This article first appeared in the St. Louis Beacon, Dec. 13, 2012 - This coming Friday, Dec. 14, The Tavern of Fine Arts will welcome all comers to their “Winter Art Show Opening Celebration.” The event runs from 6 p.m. until 12:30 a.m. The photographic images, line drawings and mixed media canvases lining the walls are just part of delicacies lying in wait.
From the moment you walk into The Tavern of Fine Arts your blood pressure is likely to drop a bit. Part of that may be from the calming effect of photos at the entry of clouds lying heavy on mountains and orange clad monks in Tibetan monasteries. This gallery-bar-restaurant also has a warm, mellow feel, exactly as a weekend winter destination should.
The first room is long like a galley, with the bar and kitchen at one end. The wall of photographs comes from St. Louis local Patrick Nobles. Nobles’ easterly travels (over oceans, not the river) are made evident in his direct, sometimes intimate, images.
Many of his photographs are portraits closely shot images of men and women in bright colored fabrics adorned by giant flowers.
A large print of a plaza in Istanbul centers on a food vender protecting his wares from the rain as countless pigeons dance about him on their little red feet that somehow resemble galoshes.
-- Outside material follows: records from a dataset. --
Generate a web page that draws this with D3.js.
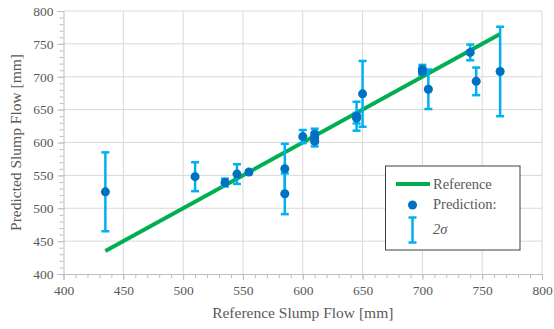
<!DOCTYPE html>
<html>
<head>
<meta charset="utf-8">
<script src="https://cdn.jsdelivr.net/npm/d3@7"></script>
<style>
    body { margin: 0; background: #fff; }
</style>
</head>
<body>
<script>

    //reference (measured) slump flow of each sample
    var refFlow = [435, 510, 535, 545, 555, 585, 585, 600, 610, 610, 610, 645, 645, 650, 700, 700, 705, 740, 745, 765];
    //predicted slump flow
    var predFlow = [525, 548, 539, 552, 555, 560, 522, 609, 613, 607, 602, 640, 637, 674, 711, 708, 681, 737, 693, 708];
    //half length of the 2 sigma error bars
    var sigma2 = [60, 22, 6, 15, 3, 38, 31, 10, 8, 8, 8, 22, 8, 50, 7, 5, 30, 12, 21, 68];

    //ends of the reference line
    var refLine = [435, 765];

    //axis ticks
    var xTicks = [400, 450, 500, 550, 600, 650, 700, 750, 800];
    var yTicks = [400, 450, 500, 550, 600, 650, 700, 750, 800];

    //legend entries
    var legendLabels = ["Reference", "Prediction:", "2σ"];

    var serif = "'Liberation Serif', 'Times New Roman', serif";

    window.onload = setChart();

    function setChart(){

        //frame dimensions
        var width = 554,
            height = 329;

        //plot area
        var left = 63.5, right = 542, top = 11, bottom = 274;

        var svg = d3.select("body")
            .append("svg")
            .attr("width", width)
            .attr("height", height)
            .style("font-family", serif);

        var x = d3.scaleLinear().domain([400, 800]).range([left, right]);
        var y = d3.scaleLinear().domain([400, 800]).range([bottom, top]);

        //gridlines
        svg.append("g")
            .selectAll("line")
            .data(xTicks.slice(1))
            .join("line")
            .attr("x1", function(d){ return x(d); })
            .attr("x2", function(d){ return x(d); })
            .attr("y1", top)
            .attr("y2", bottom)
            .attr("stroke", "#d9d9d9")
            .attr("stroke-width", 1);

        svg.append("g")
            .selectAll("line")
            .data(yTicks.slice(1))
            .join("line")
            .attr("x1", left)
            .attr("x2", right)
            .attr("y1", function(d){ return y(d); })
            .attr("y2", function(d){ return y(d); })
            .attr("stroke", "#d9d9d9")
            .attr("stroke-width", 1);

        //minor ticks every 10 mm
        var minor = d3.range(400, 801, 10);

        //x axis
        var xAxis = svg.append("g")
            .attr("transform", "translate(0," + bottom + ")")
            .call(d3.axisBottom(x).tickValues(minor).tickSize(4).tickFormat(""));
        xAxis.select(".domain").remove();
        xAxis.selectAll("line").attr("stroke", "#bfbfbf");

        var xMajor = svg.append("g")
            .attr("transform", "translate(0," + bottom + ")")
            .call(d3.axisBottom(x).tickValues(xTicks).tickSize(6).tickPadding(5));
        xMajor.select(".domain").attr("stroke", "#bfbfbf");
        xMajor.selectAll("line").attr("stroke", "#bfbfbf");
        xMajor.selectAll("text")
            .attr("fill", "#595959")
            .style("font-family", serif)
            .style("font-size", "13.5px");

        //y axis
        var yAxis = svg.append("g")
            .attr("transform", "translate(" + left + ",0)")
            .call(d3.axisLeft(y).tickValues(minor).tickSize(4).tickFormat(""));
        yAxis.select(".domain").remove();
        yAxis.selectAll("line").attr("stroke", "#bfbfbf");

        var yMajor = svg.append("g")
            .attr("transform", "translate(" + left + ",0)")
            .call(d3.axisLeft(y).tickValues(yTicks).tickSize(6).tickPadding(4));
        yMajor.select(".domain").attr("stroke", "#bfbfbf");
        yMajor.selectAll("line").attr("stroke", "#bfbfbf");
        yMajor.selectAll("text")
            .attr("fill", "#595959")
            .style("font-family", serif)
            .style("font-size", "13.5px");

        //axis titles
        svg.append("text")
            .attr("x", (left + right) / 2)
            .attr("y", 318)
            .attr("text-anchor", "middle")
            .attr("fill", "#595959")
            .style("font-size", "15.5px")
            .text("Reference Slump Flow [mm]");

        svg.append("text")
            .attr("transform", "translate(21," + ((top + bottom) / 2) + ") rotate(-90)")
            .attr("text-anchor", "middle")
            .attr("fill", "#595959")
            .style("font-size", "15.5px")
            .text("Predicted Slump Flow [mm]");

        //reference line
        svg.append("line")
            .attr("x1", x(refLine[0]))
            .attr("y1", y(refLine[0]))
            .attr("x2", x(refLine[1]))
            .attr("y2", y(refLine[1]))
            .attr("stroke", "#00b050")
            .attr("stroke-width", 4);

        //error bars
        var bars = svg.append("g")
            .attr("stroke", "#00b0f0")
            .attr("stroke-width", 2.5);

        refFlow.forEach(function(d, i){
            var lo = predFlow[i] - sigma2[i],
                hi = predFlow[i] + sigma2[i];
            bars.append("line")
                .attr("x1", x(d)).attr("x2", x(d))
                .attr("y1", y(lo)).attr("y2", y(hi));
            [lo, hi].forEach(function(v){
                bars.append("line")
                    .attr("x1", x(d) - 4).attr("x2", x(d) + 4)
                    .attr("y1", y(v)).attr("y2", y(v));
            });
        });

        //prediction points
        svg.append("g")
            .selectAll("circle")
            .data(refFlow)
            .join("circle")
            .attr("cx", function(d){ return x(d); })
            .attr("cy", function(d, i){ return y(predFlow[i]); })
            .attr("r", 4.5)
            .attr("fill", "#0070c0");

        //legend
        var legend = svg.append("g");

        legend.append("rect")
            .attr("x", 385.5)
            .attr("y", 166)
            .attr("width", 134.5)
            .attr("height", 84)
            .attr("fill", "#fff")
            .attr("stroke", "#404040")
            .attr("stroke-width", 1);

        legend.append("line")
            .attr("x1", 396).attr("x2", 430)
            .attr("y1", 184).attr("y2", 184)
            .attr("stroke", "#00b050")
            .attr("stroke-width", 4);

        legend.append("circle")
            .attr("cx", 412.5)
            .attr("cy", 205)
            .attr("r", 4.5)
            .attr("fill", "#0070c0");

        var sym = legend.append("g")
            .attr("stroke", "#00b0f0")
            .attr("stroke-width", 2.5);
        sym.append("line").attr("x1", 412.5).attr("x2", 412.5).attr("y1", 217.5).attr("y2", 242.5);
        sym.append("line").attr("x1", 408.5).attr("x2", 416.5).attr("y1", 217.5).attr("y2", 217.5);
        sym.append("line").attr("x1", 408.5).attr("x2", 416.5).attr("y1", 242.5).attr("y2", 242.5);

        legend.selectAll("text")
            .data(legendLabels)
            .join("text")
            .attr("x", 433)
            .attr("y", function(d, i){ return [189, 209, 234][i]; })
            .attr("fill", "#595959")
            .style("font-size", "14.5px")
            .style("font-style", function(d, i){ return i == 2 ? "italic" : "normal"; })
            .text(function(d){ return d; });

    } //end of setChart()

</script>
</body>
</html>
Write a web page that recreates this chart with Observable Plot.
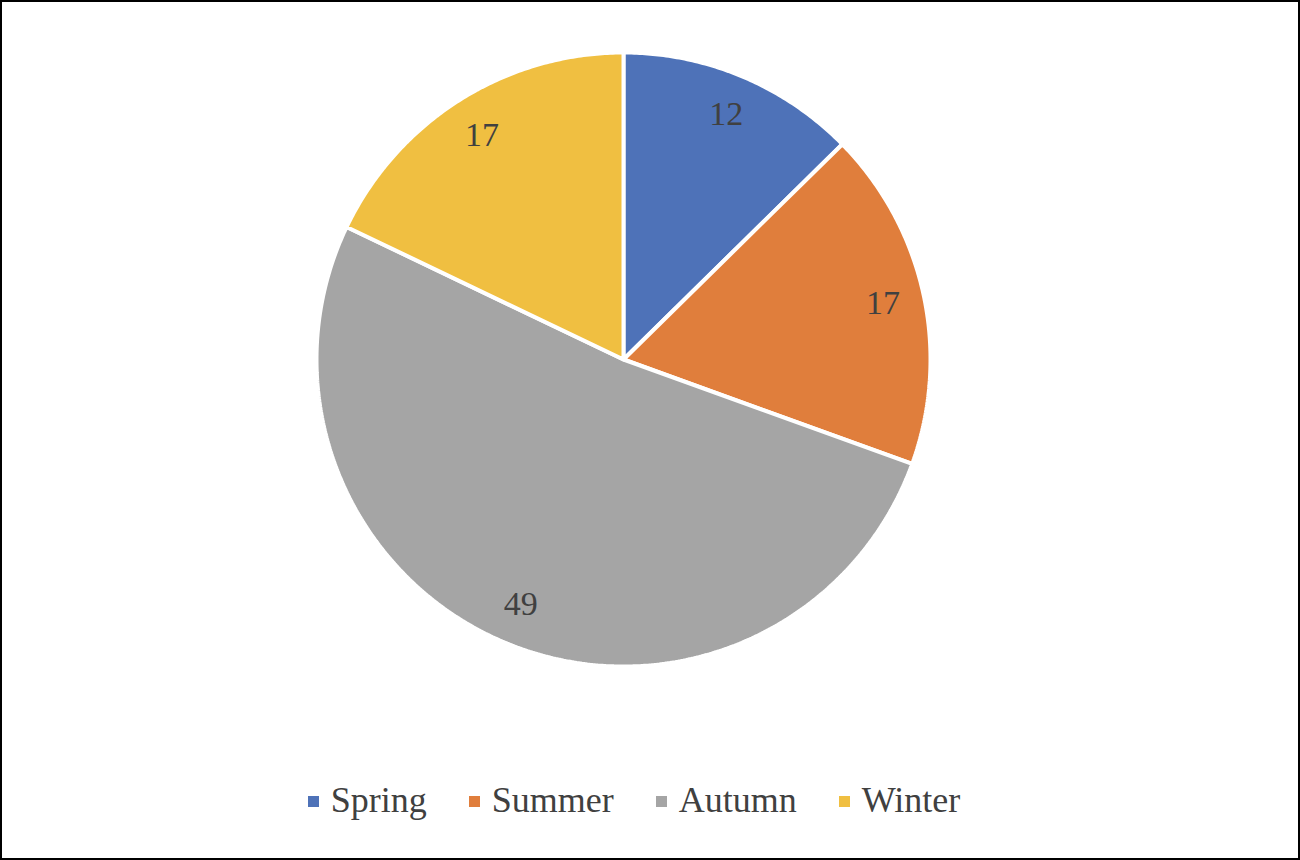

Nobles’ photographs suggest that he is often a fast-friend, made welcome wherever he goes, even among pigeons.
The wall opposite is reserved for the drawings of Bulgarian artist, Galina Todorova. These works could be confused as the product of many due to the variety of Todorova’s subjects and idiosyncratic technique. Their relatively smaller scale requires close attention, which can easily be achieved by sitting down at one of the café tables.
Art enthusiasts need not rotate through a room to see everything, but can linger with an evocative image while sipping hot chocolate spiked with espresso or laced with liqueur.
The back room is referred to as The Salon. This suits its purpose as a place for spoken-word and musical performance as well as for displaying visual art. The large, demanding canvases on the salon room walls come from recently deceased St. Louis artist Robert Lombardo.
Lombardo’s creations are not so much painted as constructed by applying paint and other elements to canvas. Some include lettering, the letters often join to form worded messages, like “NO TIME,” which Lombardo has stamped into an endless pattern over a white painted surface to create a black barbed wire fence out of repeated block letters. “No Time” and his “What Everybody Wants and Nobody Needs” series are dryly humorous instruction. Lombardo’s other, larger works appear as camouflaged landscapes. Without too much imagination one can see a cold winterscape hanging beside a summer field. Each canvas is a discrete environment.
The Tavern salon is luxurious but not formal, like a Roman dining room in which everyone reclines on eating couches and philosophizes. By 5 p.m., opening time, the atmosphere is already inviting. The lights are soft and low and your host knows music.
Photography, drawing and paint on canvas are but a fraction of the tableau The Tavern will offer at Friday’s “Winter Art Opening Event.” Pete Lombardo, son of Robert, will provide jazz along with his quartet. Anyone outside The Tavern’s windows looking in will see what looks like a raucous private party full of friends whose cheeks are red from the well-chosen house wines.
And though the culinary arts are not my beat, it is not possible to keep from remarking upon the many greatly underpriced epicurean delights prepared (well) with classic top-shelf ingredients. Vegetarians and connoisseurs of fine cheeses be warned, you’ve been planned for, too, and decadence awaits.
Sarah Hermes Griesbach is a free lance writer.